Kaybolmuşluk üzerine
Hayatımı aldım önüme koydum. Gezdim dolandım her anında ve içinde nice mutluluklar ve mutsuzluklar buldum.
Lakin şimdi olduğum o hayatın kiyisinda dimdik duruyorum bir Elif misali bir adım atsam yar bir adım geri çekilsem yerim dar.
Kaybolmuş gibiyim yolumu bulmuş gelmişim de burdan sonrası arafta kalmış sanki ben yapayalnız , bir kalabalık içinde tek başına bir beden ağirliğindayim.
Şikayet edince utanıyorum.
Boyun eğsem içime sinmeyen bir sicim üzerinde gidip gidip geliyorum.
Bir türkü tutturuyorum kalbimin bahçesinde bağır çağır söylüyorum.
İçinde bulunduğum an itibari ile keyif verse de türkünün bitişi kocaman bir sessizlik.
"Sevmek ayip olurmu hiç" diyor Nazım olur mu ? Gerçekten sevmenin ayıbı...
Herkesin sevmesi kendine kimi incitmeden severken, kimi de eskitene kadar yorar ama sevmektir işte hepsi bu.

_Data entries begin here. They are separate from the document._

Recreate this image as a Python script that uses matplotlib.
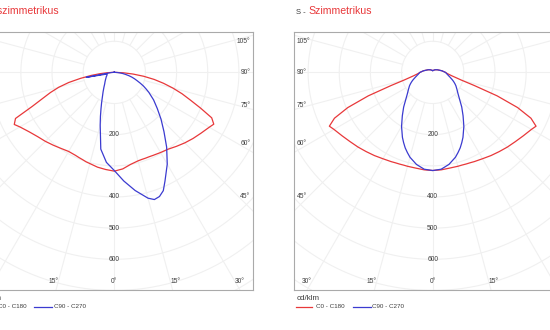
import numpy as np
import matplotlib.pyplot as plt

plt.rcParams['font.family'] = ['Liberation Sans', 'DejaVu Sans']

# gamma angles (degrees from nadir) of the intensity table
gamma = [0, 5, 10, 15, 17.5, 20, 22.5, 25, 30, 35, 40, 45, 50, 55, 60, 62.5,
         65, 67.5, 70, 72.5, 75, 77.5, 80, 82.5, 85, 87.5, 90,
         100, 120, 140, 160, 180]

# asymmetric luminaire, cd/klm
asym_c0 = [317, 311, 300, 294, 293, 293, 293, 294, 297, 301, 310, 320, 330, 340, 352, 360,
           345, 300, 260, 228, 195, 162, 130, 95, 60, 30, 5,
           2, 1, 1, 1, 1]
asym_c180 = [317, 313, 309, 303, 301, 298, 296, 294, 293, 298, 305, 313, 321, 333, 350, 362,
             350, 285, 245, 215, 185, 150, 110, 75, 45, 22, 5,
             2, 1, 1, 1, 1]
asym_c90 = [315, 350, 385, 418, 428, 424, 411, 385, 340, 293, 248, 212, 180, 154, 128, 115,
            103, 90, 78, 68, 58, 47, 36, 27, 18, 11, 5,
            2, 1, 1, 1, 1]
asym_c270 = [315, 290, 250, 175, 148, 125, 107, 92, 72, 58, 48, 42, 37, 33, 30, 29,
             27, 26, 25, 24, 24, 24, 92, 24, 15, 10, 5,
             2, 1, 1, 1, 1]

# symmetric luminaire, cd/klm
sym_c0 = [315, 314, 312, 312, 312, 313, 314, 316, 320, 326, 332, 339, 346, 355, 366, 374,
          348, 295, 220, 140, 95, 75, 62, 54, 48, 44, 41,
          30, 17, 11, 7, 6]
sym_c90 = [315, 312, 300, 282, 270, 258, 244, 230, 200, 170, 145, 122, 106, 95, 86, 81,
           76, 71, 66, 61, 57, 53, 50, 47, 45, 43, 41,
           30, 17, 11, 7, 6]

ring_values = [100, 200, 300, 400, 500, 600, 700, 800, 900]
ring_labels = [200, 400, 500, 600]
side_angles = [45, 60, 75, 90, 105]
bottom_angles = [0, 15, 30]

RED = '#e8383a'
BLUE = '#3b3bd0'
GRID = '#f0f0f0'
TEXT = '#3c3c3c'

PX = 0.3115          # pixels per cd/klm
HALF_W = 139.0       # half box width, px
TOP = 40.0           # box top above the centre, px
BOTTOM = 217.5       # box bottom below the centre, px


def half_plane_xy(values_left, values_right):
    g = np.radians(gamma)
    rl = np.array(values_left, dtype=float)
    rr = np.array(values_right, dtype=float)
    x = np.concatenate([-rl[::-1] * np.sin(g[::-1]), rr * np.sin(g)])
    y = np.concatenate([-rl[::-1] * np.cos(g[::-1]), -rr * np.cos(g)])
    return x, y


def draw_grid(ax):
    t = np.linspace(0, 2 * np.pi, 361)
    for r in ring_values:
        ax.plot(r * np.cos(t), r * np.sin(t), color=GRID, lw=0.8, zorder=1)
    for a in range(0, 360, 15):
        ang = np.radians(a)
        ax.plot([100 * np.sin(ang), 1200 * np.sin(ang)],
                [-100 * np.cos(ang), -1200 * np.cos(ang)],
                color=GRID, lw=0.8, zorder=1)


def draw_labels(ax, sides):
    # sides: which halves of the diagram carry angle labels (+1 right, -1 left)
    u = 1 / PX
    font = dict(fontsize=4.8, color=TEXT, va='center')
    for r in ring_labels:
        ax.text(0, -r, str(r), ha='center', **font)
    for sign in sides:
        ha = 'right' if sign > 0 else 'left'
        for a in side_angles:
            y = -124 * u / np.tan(np.radians(a))
            y = min(y, (TOP - 9.5) * u)
            ax.text(sign * 136 * u, y, f'{a}°', ha=ha, **font)
    y = -(BOTTOM - 8) * u
    ax.text(0, y, '0°', ha='center', **font)
    for a in bottom_angles[1:]:
        x = (BOTTOM - 8) * u * np.tan(np.radians(a))
        ax.text(x, y, f'{a}°', ha='left', **font)
        ax.text(-x, y, f'{a}°', ha='right', **font)


def draw_legend(ax):
    w = 2 * HALF_W
    h = TOP + BOTTOM
    tr = ax.transAxes
    ax.text(3.3 / w, -8.3 / h, 'cd/klm', transform=tr, fontsize=5.8,
            color=TEXT, va='center', ha='left', clip_on=False)
    yl = -16.7 / h
    ax.plot([2.6 / w, 18 / w], [yl, yl], transform=tr, color=RED, lw=0.9, clip_on=False)
    ax.text(22.3 / w, yl, 'C0 - C180', transform=tr, fontsize=4.5, color=TEXT,
            va='center', ha='left', clip_on=False)
    ax.plot([59 / w, 77 / w], [yl, yl], transform=tr, color=BLUE, lw=0.9, clip_on=False)
    ax.text(78.6 / w, yl, 'C90 - C270', transform=tr, fontsize=4.5, color=TEXT,
            va='center', ha='left', clip_on=False)


def draw_title(ax, prefix, word, x_word):
    w = 2 * HALF_W
    h = TOP + BOTTOM
    ax.text((x_word - 12) / w, 1 + 20 / h, prefix, transform=ax.transAxes,
            fontsize=5.5, color=TEXT, va='center', ha='left', clip_on=False)
    ax.text(x_word / w, 1 + 21 / h, word, transform=ax.transAxes,
            fontsize=7.6, color=RED, va='center', ha='left', clip_on=False)


def draw_panel(fig, cx, c0, c180, c90, c270, sides, prefix, word, x_word):
    left = (cx - HALF_W) / 550
    bottom = (330 - (72.4 + BOTTOM)) / 330
    ax = fig.add_axes([left, bottom, 2 * HALF_W / 550, (TOP + BOTTOM) / 330])
    ax.set_xlim(-HALF_W / PX, HALF_W / PX)
    ax.set_ylim(-BOTTOM / PX, TOP / PX)
    ax.set_xticks([])
    ax.set_yticks([])
    for s in ax.spines.values():
        s.set_color('#aaaaaa')
        s.set_linewidth(0.8)

    draw_grid(ax)
    x, y = half_plane_xy(c180, c0)
    ax.plot(x, y, color=RED, lw=0.9, zorder=3)
    x, y = half_plane_xy(c270, c90)
    ax.plot(x, y, color=BLUE, lw=0.9, zorder=4)
    draw_labels(ax, sides)
    draw_legend(ax)
    draw_title(ax, prefix, word, x_word)
    return ax


fig = plt.figure(figsize=(5.5, 3.3), dpi=100)
draw_panel(fig, 114.3, asym_c0, asym_c180, asym_c90, asym_c270, [1],
           'A - ', 'Aszimmetrikus', 15.5)
draw_panel(fig, 432.7, sym_c0, sym_c0, sym_c90, sym_c90, [-1],
           'S - ', 'Szimmetrikus', 14.3)
fig.savefig('out.png', dpi=100)
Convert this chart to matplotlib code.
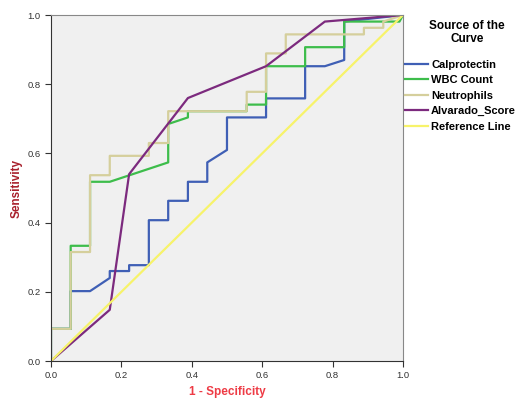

Sevince insan kaybolur mu? Nereye gider kalbin tınısı nerede saklanır heyecanlar,umutlar her şeyi baş tacı yapar da o Sevda içinde hep kalbini kaybeder insan.
Seslensem şimdi bu yar'dan duyarmi kalbim sesimi ben kaboldumda o beni arayıp bulur mu?
Kaybolmuş bütün kalpler aynı yerde mi saklanirlar.
Aranip bulunmak istercesine daha çok mu yol alır.
Bir ses , bir nefes uzan bak orada vuruyor kalbim.